The US Supreme Court has declined to take up the case of Brendan Dassey, one of the subjects of the Netflix true-crime documentary smash Making a Murderer. Dassey was convicted of the rape, murder, and mutilation of the corpse of Teresa Halbach in 2007, and is currently serving a life sentence. Dassey’s uncle, Steven Avery, was also convicted of murdering Halbach.
Dassey was 17 at the time of his conviction (16 at the time of Halbach’s death) and is now 28.
According to the Washington Post, the Supreme Court did not give a reason for denying Dassey’s petition, as is customary.
Dassey’s conviction was overturned in 2016, and a federal appeals panel ruled that Dassey’s confession had been coerced in 2017. That decision was overturned by the full appeals court later in 2017. Dassey’s lawyers have argued that the confession he gave that ultimately led to his conviction was coerced. Per the Post:
Lawyers for Dassey told the court that words “cannot adequately convey what transpired here; for that the court should review the video of Dassey’s interrogations . . . It can then draw its own conclusion about whether the interrogators improperly coerced a juvenile with significant intellectual and social limitations.”
In his 2017 decision, the United States Court of Appeals’ Judge David Hamilton wrote:
Dassey spoke with the interrogators freely, after receiving and understanding Miranda warnings, and with his mother’s consent. The interrogation took place in a comfortable setting, without any physical coercion or intimidation, without even raised voices, and over a relatively brief time. Dassey provided many of the most damning details himself in response to open-ended questions.
Following the announcement of the Supreme Court’s decision, the Center on Wrongful Convictions of Youth, which represents Dassey, tweeted out a statement from his lawyer, Laura Nirider. It reads in part:
We will continue to fight to free Brendan Dassey. Brendan was a sixteen-year old with intellectual and social disabilities when he confessed to a crime he did not commit. The video of Brendan’s interrogation shows a confused boy who was manipulated by experienced police officers into accepting their story of how the murder of Teresa Halbach happened. These officers repeatedly assured him that everything would be ‘okay’ if he just told them what they wanted to hear and then fed him facts so that Brendan’s ‘confession’ fit their theory of the crime. By the end of the interrogation, Brendan was so confused that he actually thought he was going to return to school after confessing to murder. Nonetheless, he was convicted and sentenced to life in prison on the basis of this ‘confession.’
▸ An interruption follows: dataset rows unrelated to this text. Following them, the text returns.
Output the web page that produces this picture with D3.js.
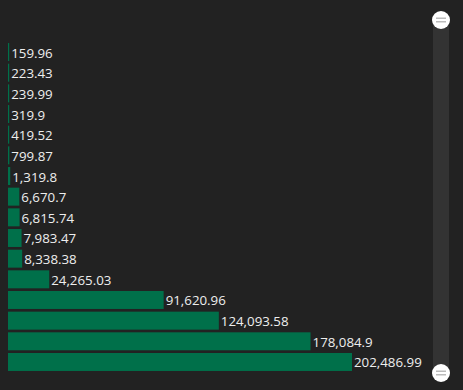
<!DOCTYPE html>
<html>
<head>
<meta charset="utf-8">
<script src="https://cdn.jsdelivr.net/npm/d3@7"></script>
<style>
  html, body { margin: 0; padding: 0; background: #222222; }
  svg { display: block; }
</style>
</head>
<body>
<div id="container"></div>
<script>
/* CONSTANTS AND GLOBALS */
const width = 463,
    height = 390,
    margin = { top: 42, bottom: 18, left: 8, right: 111 };

// DATA
const categories = ["a", "b", "c", "d", "e", "f", "g", "h", "i", "j", "k", "l", "m", "n", "o", "p"];
const values = [159.96, 223.43, 239.99, 319.9, 419.52, 799.87, 1319.8, 6670.7, 6815.74,
    7983.47, 8338.38, 24265.03, 91620.96, 124093.58, 178084.9, 202486.99];

// SVG
const svg = d3.select("#container")
    .append("svg")
    .attr("width", width)
    .attr("height", height);

svg.append("rect")
    .attr("width", width)
    .attr("height", height)
    .attr("fill", "#222222");

// SCALES
const xScale = d3.scaleLinear()
    .domain([0, d3.max(values)])
    .range([margin.left, width - margin.right]);

const yScale = d3.scaleBand()
    .domain(categories)
    .range([margin.top, height - margin.bottom])
    .paddingInner(0.13)
    .paddingOuter(0.05);

const fmt = d3.format(",");

// BARS
svg.selectAll("rect.bar")
    .data(values)
    .join("rect")
    .attr("class", "bar")
    .attr("x", xScale(0))
    .attr("y", (d, i) => yScale(categories[i]))
    .attr("width", d => Math.max(1.2, xScale(d) - xScale(0)))
    .attr("height", yScale.bandwidth())
    .attr("fill", "#00704a");

// LABELS
svg.selectAll("text.label")
    .data(values)
    .join("text")
    .attr("class", "label")
    .attr("x", d => Math.max(xScale(0) + 1.2, xScale(d)) + 2)
    .attr("y", (d, i) => yScale(categories[i]) + yScale.bandwidth() / 2 + 5.5)
    .attr("fill", "#eeeeee")
    .attr("font-family", "'Open Sans', sans-serif")
    .attr("font-size", 13.3)
    .text(d => fmt(d));

// SLIDER
const sliderX = 441,
    sliderTop = 20,
    sliderBottom = 373;

svg.append("rect")
    .attr("x", sliderX - 8)
    .attr("y", sliderTop)
    .attr("width", 16)
    .attr("height", sliderBottom - sliderTop)
    .attr("fill", "#333333");

[sliderTop, sliderBottom].forEach(cy => {
    const g = svg.append("g").attr("transform", `translate(${sliderX}, ${cy})`);
    g.append("circle")
        .attr("r", 9)
        .attr("fill", "#ffffff");
    [-1.8, 1.8].forEach(dy => {
        g.append("line")
            .attr("x1", -5).attr("x2", 5)
            .attr("y1", dy).attr("y2", dy)
            .attr("stroke", "#aaaaaa")
            .attr("stroke-width", 1.2);
    });
});
</script>
</body>
</html>
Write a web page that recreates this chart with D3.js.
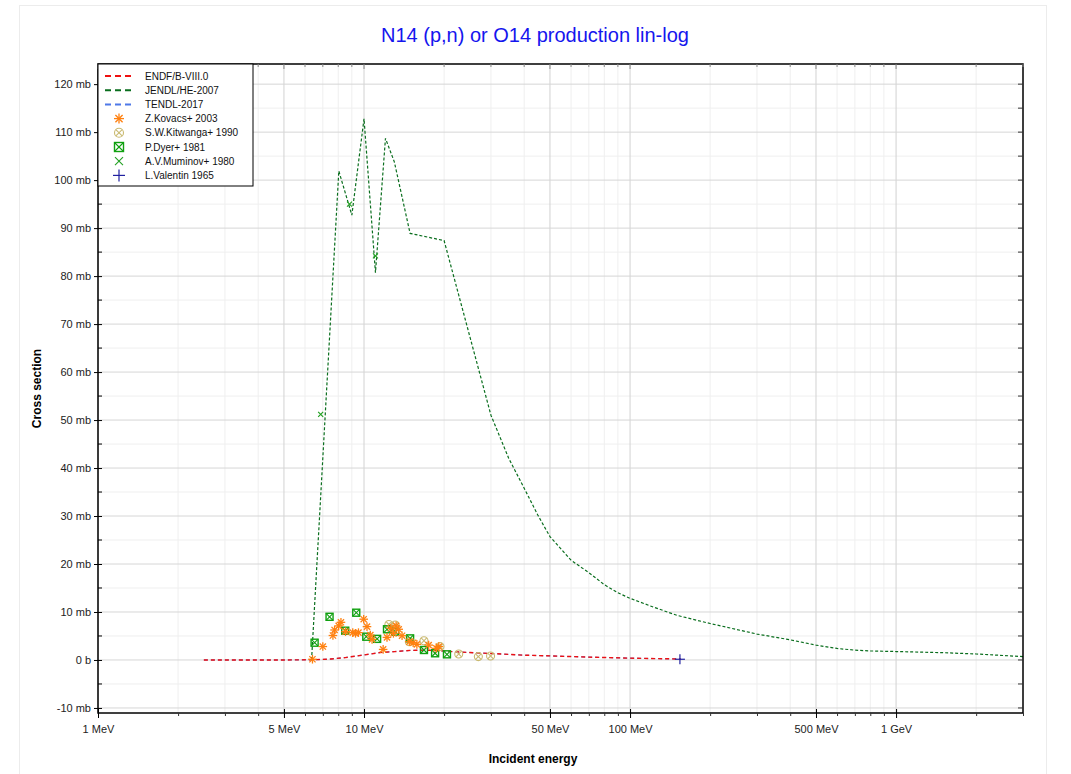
<!DOCTYPE html>
<html><head><meta charset="utf-8">
<script src="https://cdn.jsdelivr.net/npm/d3@7"></script>
<style>
body{margin:0;background:#fff;}
svg{font-family:"Liberation Sans",Arial,sans-serif;}
</style></head>
<body><svg id="c" width="1071" height="774"></svg>
<script>
// ---- data (energies in MeV, cross sections in mb) ----
const xTickValues = [1, 5, 10, 50, 100, 500, 1000];
const xTickLabels = ["1 MeV", "5 MeV", "10 MeV", "50 MeV", "100 MeV", "500 MeV", "1 GeV"];
const yTickValues = [-10, 0, 10, 20, 30, 40, 50, 60, 70, 80, 90, 100, 110, 120];
const yTickLabels = ["-10 mb", "0 b", "10 mb", "20 mb", "30 mb", "40 mb", "50 mb", "60 mb", "70 mb", "80 mb", "90 mb", "100 mb", "110 mb", "120 mb"];

const jendlE = [6.35, 8.04, 9.0, 10.0, 11.04, 12.04, 13.0, 14.9, 20.0, 30.0, 35, 40, 45, 50, 60, 70, 80, 90, 100, 120, 150, 200, 300, 400, 500, 600, 700, 800, 1000, 1500, 2000, 3000];
const jendlV = [0, 101.9, 92.7, 112.8, 80.7, 108.7, 103.8, 88.9, 87.4, 51.0, 42.0, 35.8, 30.2, 25.7, 20.8, 18.2, 15.7, 14.0, 12.85, 11.2, 9.3, 7.6, 5.4, 4.2, 3.1, 2.4, 2.05, 1.88, 1.76, 1.52, 1.25, 0.7];

const endfE = [2.5, 5.0, 6.5, 7.5, 8.5, 10.0, 11.5, 13.0, 15.0, 17.0, 19.0, 22.0, 25.0, 30.0, 40.0, 50.0, 70.0, 100.0, 155.0];
const endfV = [0, 0, 0.05, 0.2, 0.5, 1.05, 1.55, 1.75, 2.0, 2.05, 1.95, 1.7, 1.55, 1.35, 1.0, 0.85, 0.6, 0.38, 0.2];

const tendlE = [2.5, 5.0, 6.5, 7.5, 8.5, 10.0, 11.5, 13.0, 15.0, 17.0, 19.0, 22.0, 25.0, 30.0, 40.0, 50.0, 70.0, 100.0, 155.0];
const tendlV = [0, 0, 0.05, 0.2, 0.5, 1.05, 1.55, 1.75, 2.0, 2.05, 1.95, 1.7, 1.55, 1.35, 1.0, 0.85, 0.6, 0.38, 0.2];

const kovacsE = [6.4, 7.0, 7.64, 7.75, 8.03, 8.19, 8.52, 9.07, 9.29, 9.53, 9.97, 10.26, 10.56, 10.72, 11.8, 12.2, 12.6, 12.9, 13.2, 13.5, 13.9, 14.8, 15.3, 15.8, 17.5, 18.7, 19.1];
const kovacsV = [0.15, 2.8, 5.1, 6.25, 7.1, 7.85, 5.9, 5.7, 5.55, 5.7, 8.5, 6.95, 5.2, 4.3, 2.2, 4.7, 6.6, 5.55, 7.1, 6.4, 5.06, 3.8, 3.6, 3.26, 3.1, 2.43, 2.8];

const kitwangaE = [12.4, 13.1, 14.8, 16.8, 19.3, 22.7, 26.9, 29.9];
const kitwangaV = [7.4, 7.3, 3.8, 4.0, 2.8, 1.25, 0.7, 0.83];

const dyerE = [6.52, 7.42, 8.5, 9.35, 10.2, 11.2, 12.2, 13.1, 14.9, 16.8, 18.5, 20.5];
const dyerV = [3.6, 9.0, 6.1, 9.85, 4.85, 4.4, 6.4, 5.9, 4.5, 2.08, 1.4, 1.18];

const muminovE = [6.87, 8.82, 11.04];
const muminovV = [51.2, 95.0, 84.2];

const valentinE = [154];
const valentinV = [0.15];

const legendLabels = ["ENDF/B-VIII.0", "JENDL/HE-2007", "TENDL-2017", "Z.Kovacs+ 2003", "S.W.Kitwanga+ 1990", "P.Dyer+ 1981", "A.V.Muminov+ 1980", "L.Valentin 1965"];

// ---- drawing ----
const svg = d3.select("#c");
const L = 98, R = 1023, T = 64, B = 713;
const x = d3.scaleLog().domain([1, 3000]).range([L, R]);
const y = d3.scaleLinear().domain([-11.05, 124.2]).range([B, T]);

// outer frame
svg.append("rect").attr("x", 19.5).attr("y", 5.5).attr("width", 1027).attr("height", 780)
  .attr("fill", "none").attr("stroke", "#ececec");

// title
svg.append("text").attr("x", 535).attr("y", 42).attr("text-anchor", "middle")
  .attr("font-size", 20).attr("fill", "#1515ee").text("N14 (p,n) or O14 production lin-log");

// grid
const xMinor = [];
for (let d = 1; d <= 1000; d *= 10) for (let k = 1; k <= 9; k++) { const v = d * k; if (v <= 3000 && !xTickValues.includes(v)) xMinor.push(v); }
const yMinor = d3.range(-10, 125, 5).filter(v => v % 10 !== 0);
const g = svg.append("g");
g.selectAll(".xm").data(xMinor).join("line").attr("x1", d => x(d)).attr("x2", d => x(d)).attr("y1", T).attr("y2", B).attr("stroke", "#efefef");
g.selectAll(".ym").data(yMinor).join("line").attr("x1", L).attr("x2", R).attr("y1", d => y(d)).attr("y2", d => y(d)).attr("stroke", "#efefef");
g.selectAll(".xM").data(xTickValues).join("line").attr("x1", d => x(d)).attr("x2", d => x(d)).attr("y1", T).attr("y2", B).attr("stroke", "#d2d2d2");
g.selectAll(".yM").data(yTickValues).join("line").attr("x1", L).attr("x2", R).attr("y1", d => y(d)).attr("y2", d => y(d)).attr("stroke", "#d6d6d6");

// curves
const line = (E, V) => d3.line().x((d, i) => x(E[i])).y((d, i) => y(V[i]))(E);
svg.append("path").attr("d", line(tendlE, tendlV)).attr("fill", "none").attr("stroke", "#4060e0").attr("stroke-width", 1.0).attr("stroke-dasharray", "4,3");
svg.append("path").attr("d", line(endfE, endfV)).attr("fill", "none").attr("stroke", "#ee1111").attr("stroke-width", 1.4).attr("stroke-dasharray", "4,3");
svg.append("path").attr("d", line(jendlE, jendlV)).attr("fill", "none").attr("stroke", "#0a6e1e").attr("stroke-width", 1.2).attr("stroke-dasharray", "3,2");

// marker functions
function asterisk(sel, cx, cy, c, r) {
  const a = r * 0.72;
  [[-r, 0, r, 0], [0, -r, 0, r], [-a, -a, a, a], [-a, a, a, -a]].forEach(s =>
    sel.append("line").attr("x1", cx + s[0]).attr("y1", cy + s[1]).attr("x2", cx + s[2]).attr("y2", cy + s[3]).attr("stroke", c).attr("stroke-width", 1.3));
}
function circX(sel, cx, cy, c, r) {
  sel.append("circle").attr("cx", cx).attr("cy", cy).attr("r", r).attr("fill", "none").attr("stroke", c).attr("stroke-width", 1.1);
  const a = r * 0.7;
  [[-a, -a, a, a], [-a, a, a, -a]].forEach(s =>
    sel.append("line").attr("x1", cx + s[0]).attr("y1", cy + s[1]).attr("x2", cx + s[2]).attr("y2", cy + s[3]).attr("stroke", c).attr("stroke-width", 1.1));
}
function sqX(sel, cx, cy, c, r) {
  sel.append("rect").attr("x", cx - r).attr("y", cy - r).attr("width", 2 * r).attr("height", 2 * r).attr("fill", "none").attr("stroke", c).attr("stroke-width", 1.4);
  [[-r, -r, r, r], [-r, r, r, -r]].forEach(s =>
    sel.append("line").attr("x1", cx + s[0]).attr("y1", cy + s[1]).attr("x2", cx + s[2]).attr("y2", cy + s[3]).attr("stroke", c).attr("stroke-width", 1.1));
}
function xMark(sel, cx, cy, c, r) {
  [[-r, -r, r, r], [-r, r, r, -r]].forEach(s =>
    sel.append("line").attr("x1", cx + s[0]).attr("y1", cy + s[1]).attr("x2", cx + s[2]).attr("y2", cy + s[3]).attr("stroke", c).attr("stroke-width", 1.1));
}
function plus(sel, cx, cy, c, r) {
  [[-r, 0, r, 0], [0, -r, 0, r]].forEach(s =>
    sel.append("line").attr("x1", cx + s[0]).attr("y1", cy + s[1]).attr("x2", cx + s[2]).attr("y2", cy + s[3]).attr("stroke", c).attr("stroke-width", 1.2));
}
const COL = { kov: "#ff8010", kit: "#c9b970", dyer: "#10a010", mum: "#20a020", val: "#2020a0" };
const mg = svg.append("g");
kitwangaE.forEach((e, i) => circX(mg, x(e), y(kitwangaV[i]), COL.kit, 4));
dyerE.forEach((e, i) => sqX(mg, x(e), y(dyerV[i]), COL.dyer, 3.5));
kovacsE.forEach((e, i) => asterisk(mg, x(e), y(kovacsV[i]), COL.kov, 4.3));
muminovE.forEach((e, i) => xMark(mg, x(e), y(muminovV[i]), COL.mum, 2.5));
valentinE.forEach((e, i) => plus(mg, x(e), y(valentinV[i]), COL.val, 5));

// frame
svg.append("rect").attr("x", L).attr("y", T).attr("width", R - L).attr("height", B - T).attr("fill", "none").attr("stroke", "#000").attr("stroke-width", 1.5);

// axes
const xAxis = d3.axisBottom(x).tickValues(xTickValues).tickFormat((d, i) => xTickLabels[i]).tickSize(5).tickPadding(7);
const xa = svg.append("g").attr("transform", `translate(0,${B})`).call(xAxis);
xa.select(".domain").remove();
xa.selectAll("text").attr("font-size", 11).attr("fill", "#222").attr("font-family", "Liberation Sans, Arial, sans-serif");
xa.selectAll("line").attr("stroke", "#000").attr("y1", -4);
const xmAxis = d3.axisBottom(x).tickValues(xMinor).tickFormat("").tickSize(3);
const xma = svg.append("g").attr("transform", `translate(0,${B})`).call(xmAxis);
xma.select(".domain").remove(); xma.selectAll("line").attr("stroke", "#333");
// top ticks (inward)
svg.append("g").selectAll("line").data(xMinor.concat(xTickValues)).join("line")
  .attr("x1", d => x(d)).attr("x2", d => x(d)).attr("y1", T).attr("y2", d => T + (xTickValues.includes(d) ? 5 : 3)).attr("stroke", "#888");

const yAxis = d3.axisLeft(y).tickValues(yTickValues).tickFormat((d, i) => yTickLabels[i]).tickSize(4).tickPadding(3);
const ya = svg.append("g").attr("transform", `translate(${L},0)`).call(yAxis);
ya.select(".domain").remove();
ya.selectAll("text").attr("font-size", 11).attr("fill", "#222").attr("font-family", "Liberation Sans, Arial, sans-serif");
ya.selectAll("line").attr("stroke", "#000").attr("x2", 4).attr("x1", -4);
svg.append("g").selectAll("line").data(yMinor).join("line")
  .attr("x1", L).attr("x2", L + 4).attr("y1", d => y(d)).attr("y2", d => y(d)).attr("stroke", "#000");
// right ticks inward
svg.append("g").selectAll("line").data(yMinor.concat(yTickValues)).join("line")
  .attr("x1", R).attr("x2", R - 5).attr("y1", d => y(d)).attr("y2", d => y(d)).attr("stroke", "#333");

// axis titles
svg.append("text").attr("x", 533).attr("y", 763).attr("text-anchor", "middle").attr("font-size", 12).attr("font-weight", "bold").text("Incident energy");
svg.append("text").attr("transform", `translate(41,${(T + B) / 2}) rotate(-90)`).attr("text-anchor", "middle").attr("font-size", 12).attr("font-weight", "bold").text("Cross section");

// legend
const lg = svg.append("g");
lg.append("rect").attr("x", L).attr("y", T).attr("width", 155).attr("height", 122).attr("fill", "#fff").attr("stroke", "#000").attr("stroke-width", 1);
const rowY = i => 76 + i * 14.2;
const lineCols = ["#ee1111", "#0a6e1e", "#4f79e8"];
lineCols.forEach((c, i) => lg.append("line").attr("x1", 105).attr("x2", 133).attr("y1", rowY(i)).attr("y2", rowY(i)).attr("stroke", c).attr("stroke-width", 2).attr("stroke-dasharray", "6,4"));
asterisk(lg, 119, rowY(3), COL.kov, 5);
circX(lg, 119, rowY(4), COL.kit, 4.5);
sqX(lg, 119, rowY(5), COL.dyer, 4.5);
xMark(lg, 119, rowY(6), COL.mum, 4);
plus(lg, 119, rowY(7), COL.val, 6);
legendLabels.forEach((t, i) => lg.append("text").attr("x", 145).attr("y", rowY(i) + 3.5).attr("font-size", 10).attr("fill", "#111").text(t));
</script></body></html>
Unfortunately, Brendan isn’t alone. Over the past twenty years, extensive empirical and psychological research has shown that children under 18 are between three and four times more likely to falsely confess than adults – and yet the criminal justice system fails many of them. It’s up to the courts to put an end to this. Now, more than ever, courts around the country must update their understandings of coercion in light of the newly understood problem of false confessions. The Center on Wrongful Convictions of Youth is dedicated to continuing this effort, along with our justice-minded partners in both law enforcement and defense-oriented communities across the globe.
We would like to extend sincere gratitude to the dozens of former prosecutors, national law enforcement trainers, leading psychological experts, innocence projects, juvenile justice organizations, and law professors who filed amicus briefs in this case and who, along with our legal team, will continue to fight for Brendan and the many other children who have been wrongfully convicted due to the use of coercive interrogation tactics.”